Retype each line of the material exactly, please, skipping any picture in it.

### Given data
________________________

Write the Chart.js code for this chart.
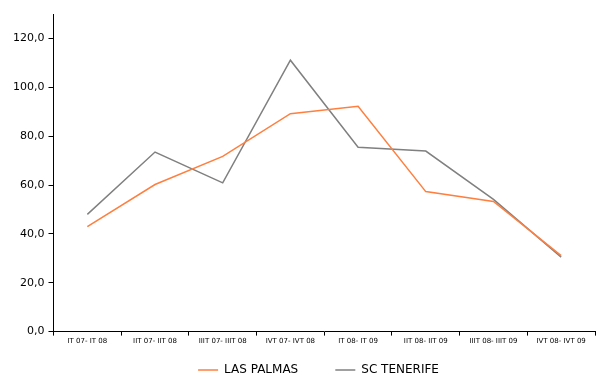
<!DOCTYPE html>
<html>
<head>
<meta charset="utf-8">
<script src="https://cdn.jsdelivr.net/npm/chart.js@4"></script>
<style>
  html, body { margin: 0; padding: 0; background: #fff; }
  #wrap { width: 596px; height: 376px; }
</style>
</head>
<body>
<div id="wrap"><canvas id="myChart"></canvas></div>
<script>
const labels = ["IT 07- IT 08", "IIT 07- IIT 08", "IIIT 07- IIIT 08", "IVT 07- IVT 08",
  "IT 08- IT 09", "IIT 08- IIT 09", "IIIT 08- IIIT 09", "IVT 08- IVT 09"];
const lasPalmas = [43.0, 60.2, 71.7, 89.2, 92.2, 57.3, 53.3, 31.1];
const scTenerife = [48.0, 73.5, 60.9, 111.1, 75.5, 73.9, 54.1, 30.5];

const ctx = document.getElementById("myChart").getContext("2d");
const myChart = new Chart(ctx, {
  type: "line",
  data: {
    labels: labels,
    datasets: [
      {
        label: "LAS PALMAS",
        data: lasPalmas,
        borderColor: "#ff7f3f",
        backgroundColor: "#ff7f3f",
        borderWidth: 1.5,
        pointRadius: 0,
        tension: 0,
      },
      {
        label: "SC TENERIFE",
        data: scTenerife,
        borderColor: "#808080",
        backgroundColor: "#808080",
        borderWidth: 1.5,
        pointRadius: 0,
        tension: 0,
      },
    ],
  },
  options: {
    responsive: true,
    maintainAspectRatio: false,
    animation: false,
    layout: { padding: { left: 9, right: 1, top: 14, bottom: -10 } },
    scales: {
      x: {
        offset: true,
        grid: { offset: true, drawOnChartArea: false, drawTicks: true, tickLength: 4, color: "#000" },
        border: { display: true, color: "#000", width: 1 },
        ticks: {
          color: "#000",
          font: { family: "DejaVu Sans", size: 7 },
          maxRotation: 0,
          autoSkip: false,
          padding: 1,
        },
      },
      y: {
        min: 0,
        max: 130,
        grid: { drawOnChartArea: false, drawTicks: true, tickLength: 5, color: "#000" },
        border: { display: true, color: "#000", width: 1 },
        afterBuildTicks: (axis) => {
          axis.ticks = axis.ticks.filter((t) => t.value % 20 === 0);
        },
        ticks: {
          stepSize: 20,
          color: "#000",
          font: { family: "DejaVu Sans", size: 11 },
          padding: 4,
          callback: (v) => v.toFixed(1).replace(".", ","),
        },
      },
    },
    plugins: {
      legend: {
        position: "bottom",
        fullSize: false,
        labels: {
          color: "#000",
          font: { family: "DejaVu Sans", size: 12 },
          usePointStyle: true,
          pointStyle: "line",
          pointStyleWidth: 20,
          boxWidth: 20,
          padding: 18,
          generateLabels: (chart) => {
            const items = Chart.defaults.plugins.legend.labels.generateLabels(chart);
            // widen the gap between the two entries, nudge the row left a bit
            items[0].text = items[0].text + "     ";
            items[1].text = items[1].text + "   ";
            return items;
          },
        },
      },
      tooltip: { enabled: false },
    },
  },
});
</script>
</body>
</html>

________________________

### Solution below
Write the Chart.js code for this chart.
<!DOCTYPE html>
<html>
<head>
<meta charset="utf-8">
<script src="https://cdn.jsdelivr.net/npm/chart.js@4"></script>
<style>
  html, body { margin: 0; padding: 0; background: #fff; }
  #wrap { width: 596px; height: 376px; }
</style>
</head>
<body>
<div id="wrap"><canvas id="myChart"></canvas></div>
<script>
const labels = ["IT 07- IT 08", "IIT 07- IIT 08", "IIIT 07- IIIT 08", "IVT 07- IVT 08",
  "IT 08- IT 09", "IIT 08- IIT 09", "IIIT 08- IIIT 09", "IVT 08- IVT 09"];
const lasPalmas = [43.0, 60.2, 71.7, 89.2, 92.2, 57.3, 53.3, 31.1];
const scTenerife = [48.0, 73.5, 60.9, 111.1, 75.5, 73.9, 54.1, 30.5];

const ctx = document.getElementById("myChart").getContext("2d");
const myChart = new Chart(ctx, {
  type: "line",
  data: {
    labels: labels,
    datasets: [
      {
        label: "LAS PALMAS",
        data: lasPalmas,
        borderColor: "#ff7f3f",
        backgroundColor: "#ff7f3f",
        borderWidth: 1.5,
        pointRadius: 0,
        tension: 0,
      },
      {
        label: "SC TENERIFE",
        data: scTenerife,
        borderColor: "#808080",
        backgroundColor: "#808080",
        borderWidth: 1.5,
        pointRadius: 0,
        tension: 0,
      },
    ],
  },
  options: {
    responsive: true,
    maintainAspectRatio: false,
    animation: false,
    layout: { padding: { left: 9, right: 1, top: 14, bottom: -10 } },
    scales: {
      x: {
        offset: true,
        grid: { offset: true, drawOnChartArea: false, drawTicks: true, tickLength: 4, color: "#000" },
        border: { display: true, color: "#000", width: 1 },
        ticks: {
          color: "#000",
          font: { family: "DejaVu Sans", size: 7 },
          maxRotation: 0,
          autoSkip: false,
          padding: 1,
        },
      },
      y: {
        min: 0,
        max: 130,
        grid: { drawOnChartArea: false, drawTicks: true, tickLength: 5, color: "#000" },
        border: { display: true, color: "#000", width: 1 },
        afterBuildTicks: (axis) => {
          axis.ticks = axis.ticks.filter((t) => t.value % 20 === 0);
        },
        ticks: {
          stepSize: 20,
          color: "#000",
          font: { family: "DejaVu Sans", size: 11 },
          padding: 4,
          callback: (v) => v.toFixed(1).replace(".", ","),
        },
      },
    },
    plugins: {
      legend: {
        position: "bottom",
        fullSize: false,
        labels: {
          color: "#000",
          font: { family: "DejaVu Sans", size: 12 },
          usePointStyle: true,
          pointStyle: "line",
          pointStyleWidth: 20,
          boxWidth: 20,
          padding: 18,
          generateLabels: (chart) => {
            const items = Chart.defaults.plugins.legend.labels.generateLabels(chart);
            // widen the gap between the two entries, nudge the row left a bit
            items[0].text = items[0].text + "     ";
            items[1].text = items[1].text + "   ";
            return items;
          },
        },
      },
      tooltip: { enabled: false },
    },
  },
});
</script>
</body>
</html>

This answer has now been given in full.